His first big effort fell short when he failed to create a 16-team super conference over the summer, settling for the addition of Utah and Colorado. The conference announced Tuesday that it will call itself the Pac-12 starting in the fall of 2012.

But Scott has been busy on other fronts.

Some of his moves have been small, such as creating a new logo — a shield adorned by mountains and a wave — to be displayed on all playing surfaces and uniforms.

“A rather simple gesture but a pretty important one,” said Paul Swangard, managing director of the Warsaw Sports Marketing Center at the University of Oregon. “You’ve got to build that awareness before you can hope to monetize anything.”

As for Wednesday’s trip to Bristol, it won’t be the first time Scott has met with ESPN executives.

Early in his tenure, he learned the Pac-10 had refused to allow the network to “reverse mirror” its games. For example, when ABC shows an Ohio State game to half the country, the Big Ten allows ESPN2 to carry that game to everyone else. Not so with the Pac-10.

“The conference had denied that opportunity on the basis that they weren’t getting paid extra,” Scott said. “It was surprising to me.”

Figuring this dearth of coverage might have exacerbated the so-called “East Coast bias,” he immediately gave the networks reverse mirror privileges, free of charge. Scott also says his office will be more flexible when it comes to scheduling so that fewer games run through the midnight hour on the opposite coast.

“We have an obligation to promote our product as broadly as we can,” he said. “I thought it was a very short-sighted strategy to say we would deprive ourselves of added exposure.”

Or, as former Arizona coach John Mackovic said, “It’s about time.”

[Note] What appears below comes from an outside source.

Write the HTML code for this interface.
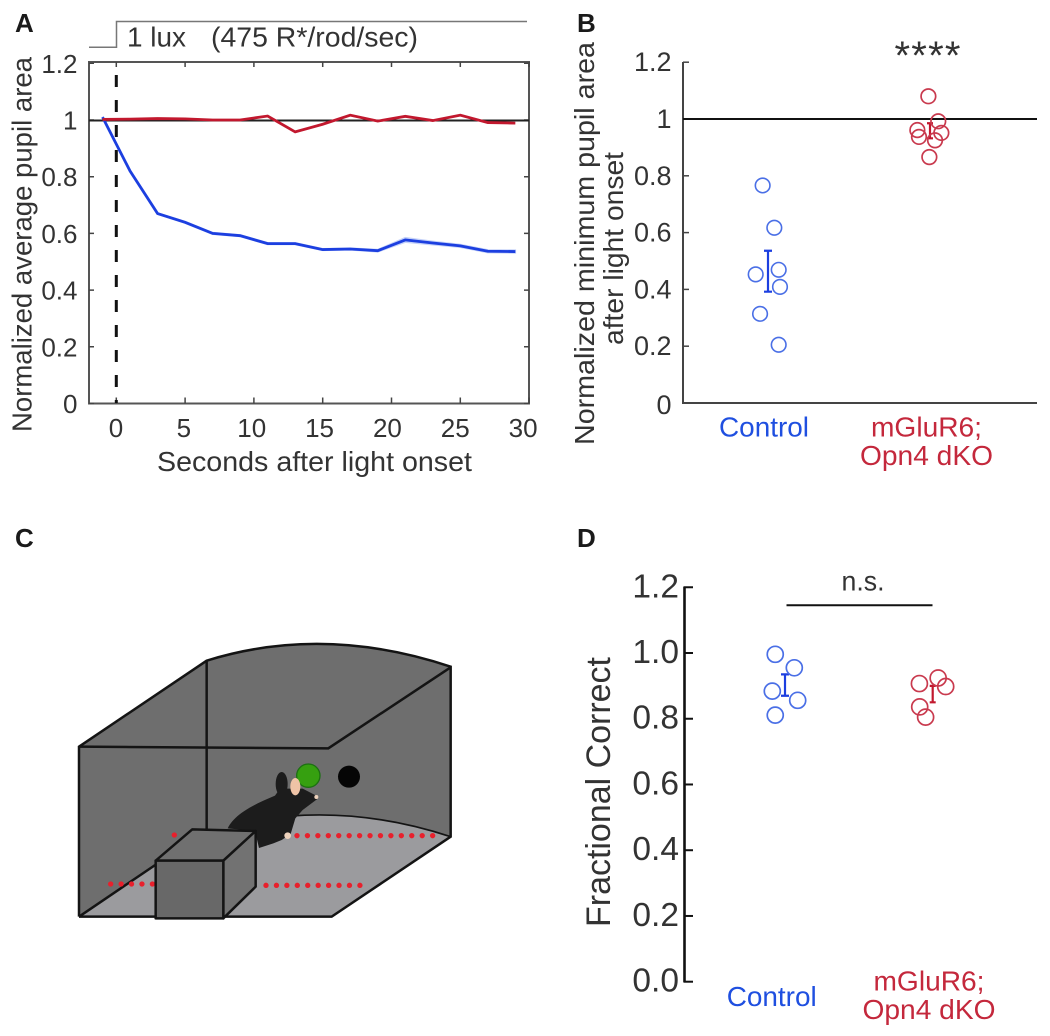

The Pac-10 will have some help when it comes to promotion. The conference recently hired CAA to pump up the Hollywood image and assist with upcoming TV negotiations

There is talk of establishing a cable network, much like the Big Ten, and beaming Pac-10 sports to Asia and Latin America.

“The Olympic sports in the Pac-10 are second to no other conference nationally,” Mokwa said. “You have all these amazing athletes in track and swimming … these things do translate on the international market.”

Scott hopes to generate tens of millions in additional revenue to help ease the pressure on athletic departments at a time when state governments are cutting funds to higher education.

Some of his bigger plans could be several years away. It remains to be seen whether the conference can eventually secure a Big Ten- or SEC-sized TV deal.

For now, Scott is pushing ahead, appearing at NASDAQ to ring the bell and working a deal to have a Pac-10 promo running on a large electronic board in Times Square.

“People just aren’t used to seeing the Pac-10 think this way, work this way, act this way,” he said. “With a little bit of elbow grease … we’re getting the word out.”